AI is already making consequential decisions about people's employment, creditworthiness, healthcare, and freedom. When those decisions cause harm, someone must be accountable. Voluntary guidelines and good intentions are no longer sufficient. Governments globally are moving toward binding frameworks, and Australia is no exception.
For executives, the implications are significant. Regulation will place legal responsibility for AI decisions squarely with organisations and their leaders. Understanding what your AI systems do, and why, will no longer be optional. Leaders will be required to explain AI-driven decisions in ways that are clear, fair, and auditable. Black box systems will become both a legal and reputational liability. Boards and executive teams will need governance frameworks that go beyond policy documents and are genuinely embedded in how the organisation operates.
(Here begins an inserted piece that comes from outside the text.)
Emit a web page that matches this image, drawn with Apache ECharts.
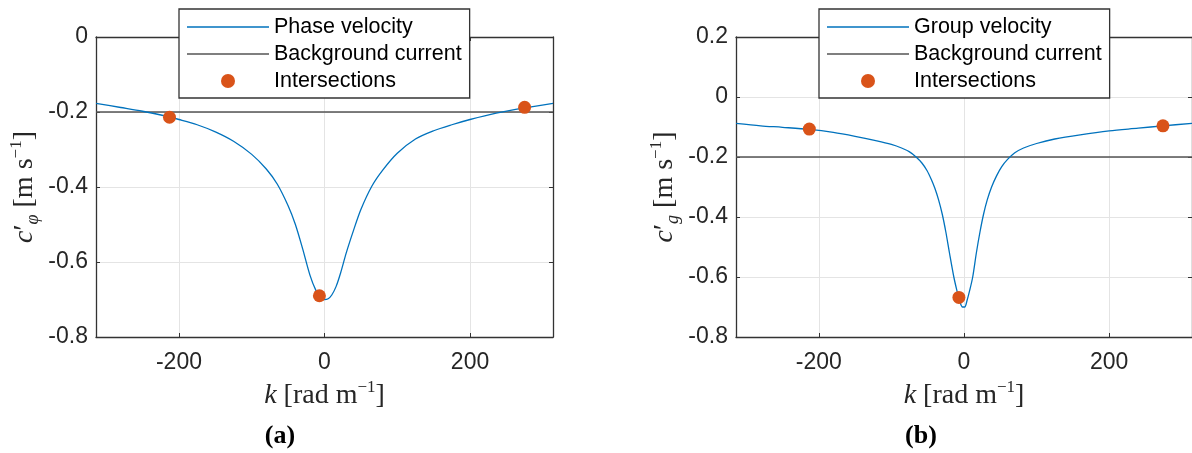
<!DOCTYPE html>
<html>
<head>
<meta charset="utf-8">
<script src="https://cdn.jsdelivr.net/npm/echarts@6/dist/echarts.min.js"></script>
<style>html,body{margin:0;padding:0;background:#fff}#c{width:1192px;height:453px}</style>
</head>
<body>
<div id="c"></div>
<script>
// ---- data ----
const kLimits = [-314, 314];
const kTicks = [-200, 0, 200];
const backgroundCurrent = -0.2;

const kPhase = [-314, -280, -250, -220, -200, -175, -150, -125, -100, -80, -65, -50, -40, -30, -20, -12, -5, 0, 5, 10, 16, 22, 30, 40, 50, 65, 80, 100, 125, 150, 175, 200, 236, 275, 314];
const phaseVel = [-0.177, -0.188, -0.198, -0.210, -0.220, -0.234, -0.253, -0.278, -0.313, -0.352, -0.392, -0.450, -0.500, -0.565, -0.635, -0.675, -0.695, -0.700, -0.698, -0.688, -0.665, -0.630, -0.575, -0.515, -0.460, -0.398, -0.355, -0.310, -0.272, -0.250, -0.234, -0.220, -0.203, -0.189, -0.177];
const phaseDotsK = [-213, -7, 275];
const phaseDotsV = [-0.214, -0.69, -0.1875];

const kGroup = [-314, -280, -250, -213, -180, -150, -120, -100, -86, -75, -66, -58, -51, -45, -40, -35, -30, -25, -20, -14, -10, -6, -2, 1, 4, 8, 12, 17, 22, 27, 32, 38, 45, 52, 60, 70, 82, 100, 125, 160, 200, 240, 274, 314];
const groupVel = [-0.088, -0.096, -0.101, -0.108, -0.118, -0.131, -0.146, -0.158, -0.170, -0.183, -0.200, -0.220, -0.245, -0.275, -0.305, -0.343, -0.390, -0.450, -0.520, -0.600, -0.643, -0.680, -0.700, -0.700, -0.680, -0.643, -0.600, -0.520, -0.450, -0.390, -0.343, -0.300, -0.262, -0.232, -0.208, -0.186, -0.170, -0.155, -0.140, -0.126, -0.113, -0.104, -0.096, -0.088];
const groupDotsK = [-213, -7, 274];
const groupDotsV = [-0.107, -0.668, -0.096];

const yLeft = {min: -0.8, max: 0, interval: 0.2};
const yRight = {min: -0.8, max: 0.2, interval: 0.2};

// ---- styling ----
const BLUE = '#0072BD', ORANGE = '#D95319', CURRENT = '#555555', FRAME = '#333333', GRID = '#e4e4e4';
const SANS = 'Liberation Sans, Arial, Helvetica, sans-serif';
const SERIF = 'Liberation Serif, Times New Roman, serif';
const LINE_ICON = 'path://M0,0 L82,0 L82,1.4 L0,1.4 Z';

const pairs = (xs, ys) => xs.map((x, i) => [x, ys[i]]);

const richName = {
  i: {fontFamily: SERIF, fontStyle: 'italic', fontSize: 28, color: '#262626', lineHeight: 34},
  r: {fontFamily: SERIF, fontSize: 28, color: '#262626', lineHeight: 34},
  sup: {fontFamily: SERIF, fontSize: 17, color: '#262626', verticalAlign: 'top', lineHeight: 20},
  sub: {fontFamily: SERIF, fontStyle: 'italic', fontSize: 18, color: '#262626', verticalAlign: 'bottom', lineHeight: 18}
};

function xAxes(gridIndex) {
  return [{
    type: 'value', gridIndex, position: 'bottom', min: kLimits[0], max: kLimits[1],
    axisLine: {show: true, onZero: false, lineStyle: {color: FRAME, width: 1.3}},
    axisTick: {show: true, inside: true, length: 4, customValues: kTicks, lineStyle: {color: FRAME}},
    axisLabel: {show: true, customValues: kTicks, margin: 14, fontSize: 23, fontFamily: SANS, color: '#262626'},
    splitLine: {show: true, lineStyle: {color: GRID, width: 1}},
    name: '{i|k}{r| [rad m}{sup|−1}{r|]}', nameLocation: 'middle', nameGap: 40,
    nameTextStyle: {rich: richName}
  }, {
    type: 'value', gridIndex, position: 'top', min: kLimits[0], max: kLimits[1],
    axisLine: {show: true, onZero: false, lineStyle: {color: FRAME, width: 1.3}},
    axisTick: {show: true, inside: true, length: 4, customValues: kTicks, lineStyle: {color: FRAME}},
    axisLabel: {show: false}, splitLine: {show: false}
  }];
}

function yAxes(gridIndex, lim, sym) {
  return [{
    type: 'value', gridIndex, position: 'left', min: lim.min, max: lim.max, interval: lim.interval,
    axisLine: {show: true, onZero: false, lineStyle: {color: FRAME, width: 1.3}},
    axisTick: {show: true, inside: true, length: 4, lineStyle: {color: FRAME}},
    axisLabel: {margin: 8, fontSize: 23, fontFamily: SANS, color: '#262626',
      formatter: v => (Math.abs(v) < 1e-9 ? '0' : String(+v.toFixed(1)))},
    splitLine: {show: true, lineStyle: {color: GRID, width: 1}},
    name: '{i|c}{r|′}{sub|' + sym + '}{r| [m s}{sup|−1}{r|]}', nameLocation: 'middle', nameGap: 54,
    nameTextStyle: {rich: richName}
  }, {
    type: 'value', gridIndex, position: 'right', min: lim.min, max: lim.max, interval: lim.interval,
    axisLine: {show: true, onZero: false, lineStyle: {color: FRAME, width: 1.3}},
    axisTick: {show: true, inside: true, length: 4, lineStyle: {color: FRAME}},
    axisLabel: {show: false}, splitLine: {show: false}
  }];
}

function legend(left, first) {
  return {
    data: [
      {name: first, icon: LINE_ICON},
      {name: 'Background current', icon: LINE_ICON},
      {name: 'Intersections', icon: 'circle'}
    ],
    orient: 'vertical', left, top: 9, itemWidth: 82, itemHeight: 14, itemGap: 5, symbolKeepAspect: true,
    padding: [7, 8, 6, 8], backgroundColor: '#fff', borderColor: FRAME, borderWidth: 1.3, borderRadius: 0,
    selectedMode: false, z: 10,
    textStyle: {fontSize: 21.5, fontFamily: SANS, color: '#000'}
  };
}

function seriesFor(xi, yi, name, ks, vs, dk, dv) {
  return [{
    name, type: 'line', xAxisIndex: xi, yAxisIndex: yi, data: pairs(ks, vs), symbol: 'none',
    smooth: 0.3,
    lineStyle: {color: BLUE, width: 1.3}, itemStyle: {color: BLUE}, z: 3
  }, {
    name: 'Background current', type: 'line', xAxisIndex: xi, yAxisIndex: yi,
    data: kLimits.map(k => [k, backgroundCurrent]), symbol: 'none',
    lineStyle: {color: CURRENT, width: 1.3}, itemStyle: {color: CURRENT}, z: 2
  }, {
    name: 'Intersections', type: 'scatter', xAxisIndex: xi, yAxisIndex: yi, data: pairs(dk, dv),
    symbol: 'circle', symbolSize: 13, itemStyle: {color: ORANGE, opacity: 1}, z: 4
  }];
}

const chart = echarts.init(document.getElementById('c'), null, {renderer: 'canvas'});
chart.setOption({
  animation: false,
  backgroundColor: '#fff',
  grid: [
    {left: 96, top: 37, width: 457, height: 300, containLabel: false},
    {left: 736, top: 37, width: 457, height: 300, containLabel: false}
  ],
  xAxis: [...xAxes(0), ...xAxes(1)],
  yAxis: [...yAxes(0, yLeft, 'φ'), ...yAxes(1, yRight, 'g')],
  legend: [legend(179, 'Phase velocity'), legend(819, 'Group velocity')],
  series: [
    ...seriesFor(0, 0, 'Phase velocity', kPhase, phaseVel, phaseDotsK, phaseDotsV),
    ...seriesFor(2, 2, 'Group velocity', kGroup, groupVel, groupDotsK, groupDotsV)
  ],
  graphic: [
    {type: 'text', x: 280, y: 436, style: {text: '(a)', align: 'center', verticalAlign: 'middle', textAlign: 'center', textVerticalAlign: 'middle', font: 'bold 26px ' + SERIF, fill: '#000'}},
    {type: 'text', x: 921, y: 436, style: {text: '(b)', align: 'center', verticalAlign: 'middle', textAlign: 'center', textVerticalAlign: 'middle', font: 'bold 26px ' + SERIF, fill: '#000'}}
  ]
});
</script>
</body>
</html>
In my coaching practice, the leaders who are best placed for the regulatory shift ahead are those who have already asked the hard questions about ethics, accountability, and what responsible AI use actually looks like inside their organisations. They are building governance frameworks now rather than waiting for compliance deadlines. They are ensuring their boards have sufficient AI literacy to oversee risk effectively. They are treating regulation not as a constraint but as a framework that protects their organisation and the people it serves.
Regulation will not create a culture of responsible AI use. Leaders will be required to create that culture. Regulation will define the operational space. Where your organisation builds to from there is entirely a leadership decision.